According to an SEC agenda cited by PANews, the proposal under consideration would streamline fundraising procedures for token developers and provide a temporary registration exemption for developers issuing crypto ‘investment contracts.’ The framework is also expected to clarify custody and trading requirements for ‘tokenized securities,’ an area where broker-dealers, exchanges, and custodians have faced overlapping interpretations from securities and banking regulators.
SEC Chair Paul Atkins said the initiative is intended to clarify crypto fundraising rules in line with President Trump’s stated goal of turning the U.S. into a global crypto hub. The draft is currently under review by the White House Office of Information and Regulatory Affairs (OIRA), a step that often precedes formal publication of proposed rules and the start of a public comment period.

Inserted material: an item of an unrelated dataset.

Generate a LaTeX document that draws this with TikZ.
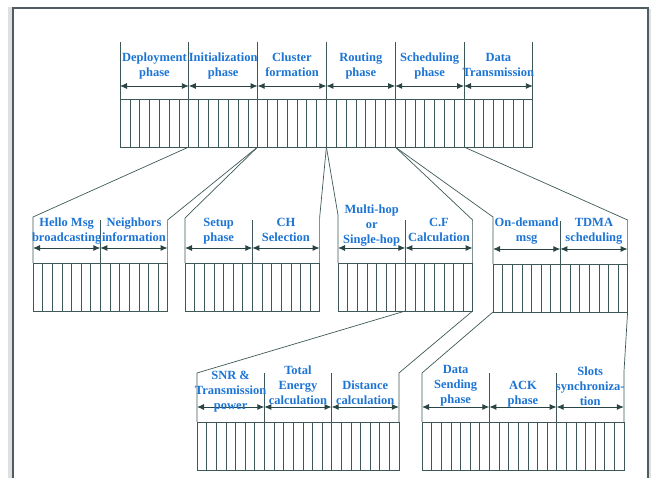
\documentclass[tikz,border=0pt]{standalone}
\usepackage{fontspec}
\setmainfont{Liberation Serif}
\usetikzlibrary{positioning,calc,arrows.meta}
\definecolor{frame color}{HTML}{4F5C60}
\definecolor{slot color}{HTML}{3E5858}
\definecolor{arrow color}{HTML}{2A4444}
\definecolor{label color}{HTML}{1C74D4}
\tikzset{
    x={1pt},
    y={-1pt},
    frame/.style={
        draw=frame color,
        line width={1.2pt},
    },
    frame shadow/.style={
        fill=black!12,
    },
    edge/.style={
        draw=slot color,
        line width={0.7pt},
    },
    slot line/.style={
        draw=slot color,
        line width={0.5pt},
    },
    slot bar/.style={
        draw=slot color, line width={0.7pt},
        rectangle, inner sep=0pt, outer sep=0pt,
        minimum width={#1},
        minimum height={48},
        path picture={
            \foreach \k in {1,...,6}
                \draw[slot line]
                    ($(path picture bounding box.north west)!\k/7!(path picture bounding box.north east)$)
                    -- ($(path picture bounding box.south west)!\k/7!(path picture bounding box.south east)$);
        },
    },
    slot bar/.default={67.3},
    span arrow/.style={
        draw=arrow color,
        line width={0.9pt},
        {Latex[length=7pt,width=6pt]}-{Latex[length=7pt,width=6pt]},
    },
    phase label/.style={
        font={\bfseries\fontsize{12.5}{15}\selectfont},
        text=label color,
        align=center,
        inner sep=0pt, outer sep=0pt,
        execute at end node={\strut},
    },
}

\begin{document}
\begin{tikzpicture}
% background
\useasboundingbox (0,0) rectangle (654,478);
\fill[frame shadow] (8,478) rectangle (12.4,7);
\fill[frame shadow] (648.6,478) rectangle (651,9);
\draw[frame] (13,478) -- (13,8) -- (648,8) -- (648,478);
% phases
\node[slot bar=68.8, anchor=north west] (deploy) at (120,99) {};
\node[slot bar=68.8, right=0pt of deploy] (init) {};
\node[slot bar=68.8, right=0pt of init] (cluster) {};
\node[slot bar=68.8, right=0pt of cluster] (routing) {};
\node[slot bar=68.8, right=0pt of routing] (sched) {};
\node[slot bar=68.8, right=0pt of sched] (datatx) {};
\foreach \n in {deploy,init,cluster,routing,sched,datatx} {
    \draw[edge] (\n.north west) -- ([yshift=57]\n.north west);
    \draw[span arrow] ([yshift=13]\n.north west) -- ([yshift=13]\n.north east);
}
\draw[edge] (datatx.north east) -- ([yshift=57]datatx.north east);
\node[phase label, above=18pt of deploy.north] (deploy label) {Deployment\\phase};
\node[phase label, above=18pt of init.north] (init label) {Initialization\\phase};
\node[phase label, above=18pt of cluster.north] (cluster label) {Cluster\\formation};
\node[phase label, above=18pt of routing.north] (routing label) {Routing\\phase};
\node[phase label, above=18pt of sched.north] (sched label) {Scheduling\\phase};
\node[phase label, above=18pt of datatx.north] (datatx label) {Data\\Transmission};
% sub phases
\node[slot bar, anchor=north west] (hello) at (33,263) {};
\node[slot bar, right=0pt of hello] (neighbors) {};
\node[slot bar, anchor=north west] (setup) at (185,263) {};
\node[slot bar, right=0pt of setup] (chsel) {};
\node[slot bar, anchor=north west] (multihop) at (338,263) {};
\node[slot bar, right=0pt of multihop] (cfcalc) {};
\node[slot bar, anchor=north west] (ondemand) at (493,264) {};
\node[slot bar, right=0pt of ondemand] (tdma) {};
\foreach \n in {hello,neighbors,setup,chsel,multihop,cfcalc,ondemand,tdma}
    \draw[span arrow] ([yshift=15]\n.north west) -- ([yshift=15]\n.north east);
\foreach \n in {neighbors,chsel,cfcalc,tdma}
    \draw[edge] (\n.north west) -- ([yshift=43]\n.north west);
\coordinate (hello top) at ([yshift=46]hello.north west);
\coordinate (neighbors top) at ([yshift=43]neighbors.north east);
\coordinate (setup top) at ([yshift=45]setup.north west);
\coordinate (chsel top) at ([yshift=45]chsel.north east);
\coordinate (multihop top) at ([yshift=48]multihop.north west);
\coordinate (cfcalc top) at ([yshift=43]cfcalc.north east);
\coordinate (ondemand top) at ([yshift=47]ondemand.north west);
\coordinate (tdma top) at ([yshift=44]tdma.north east);
\draw[edge] (init.south west) -- (hello top) -- (hello.north west);
\draw[edge] (init.south east) -- (neighbors top) -- (neighbors.north east);
\draw[edge] (cluster.south west) -- (setup top) -- (setup.north west);
\draw[edge] (cluster.south east) -- (chsel top) -- (chsel.north east);
\draw[edge] (routing.south west) -- (multihop top) -- (multihop.north west);
\draw[edge] (routing.south east) -- (cfcalc top) -- (cfcalc.north east);
\draw[edge] (sched.south west) -- (ondemand top) -- (ondemand.north west);
\draw[edge] (sched.south east) -- (tdma top) -- (tdma.north east);
\node[phase label, above=17pt of hello.north] (hello label) {Hello Msg\\broadcasting};
\node[phase label, above=17pt of neighbors.north] (neighbors label) {Neighbors\\information};
\node[phase label, above=17pt of setup.north] (setup label) {Setup\\phase};
\node[phase label, above=17pt of chsel.north] (chsel label) {CH\\Selection};
\node[phase label, above=15pt of multihop.north] (multihop label) {Multi-hop\\or\\Single-hop};
\node[phase label, above=17pt of cfcalc.north] (cfcalc label) {C.F\\Calculation};
\node[phase label, above=18pt of ondemand.north] (ondemand label) {On-demand\\msg};
\node[phase label, above=18pt of tdma.north] (tdma label) {TDMA\\scheduling};
% steps
\node[slot bar, anchor=north west] (snr) at (197,422) {};
\node[slot bar, right=0pt of snr] (energy) {};
\node[slot bar, right=0pt of energy] (distance) {};
\node[slot bar, anchor=north west] (datasend) at (422,422) {};
\node[slot bar, right=0pt of datasend] (ack) {};
\node[slot bar, right=0pt of ack] (slots) {};
\foreach \n in {snr,energy,distance,datasend,ack,slots}
    \draw[span arrow] ([yshift=15]\n.north west) -- ([yshift=15]\n.north east);
\foreach \n in {energy,distance,ack,slots}
    \draw[edge] (\n.north west) -- ([yshift=49]\n.north west);
\coordinate (snr top) at ([yshift=49]snr.north west);
\coordinate (distance top) at ([yshift=49]distance.north east);
\coordinate (datasend top) at ([yshift=49]datasend.north west);
\coordinate (slots top) at ([yshift=49]slots.north east);
\draw[edge] (cfcalc.south west) -- (snr top) -- (snr.north west);
\draw[edge] (cfcalc.south east) -- (distance top) -- (distance.north east);
\draw[edge] (ondemand.south west) -- (datasend top) -- (datasend.north west);
\draw[edge] (tdma.south east) -- (slots top) -- (slots.north east);
\node[phase label, above=8pt of snr.north] (snr label) {SNR \&\\Transmission\\power};
\node[phase label, above=13pt of energy.north] (energy label) {Total\\Energy\\calculation};
\node[phase label, above=13pt of distance.north] (distance label) {Distance\\calculation};
\node[phase label, above=14pt of datasend.north] (datasend label) {Data\\Sending\\phase};
\node[phase label, above=13pt of ack.north] (ack label) {ACK\\phase};
\node[phase label, above=12pt of slots.north] (slots label) {Slots\\synchroniza-\\tion};
\end{tikzpicture}
\end{document}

Regulatory developments are unfolding alongside a complex macro backdrop. Geopolitical tensions in the Middle East escalated after U.S. Central Command said it carried out additional strikes on Iran, targeting more than 80 sites including air defenses, command-and-control nodes, coastal radar facilities, and anti-ship missile capabilities. The U.S. military said it also destroyed more than 60 small vessels linked to Iran’s Islamic Revolutionary Guard Corps near the Strait of Hormuz, describing the action as a direct response to recent attacks on three commercial ships transiting the area. The security situation has been closely watched by global markets given the strait’s importance to energy flows and broader risk sentiment.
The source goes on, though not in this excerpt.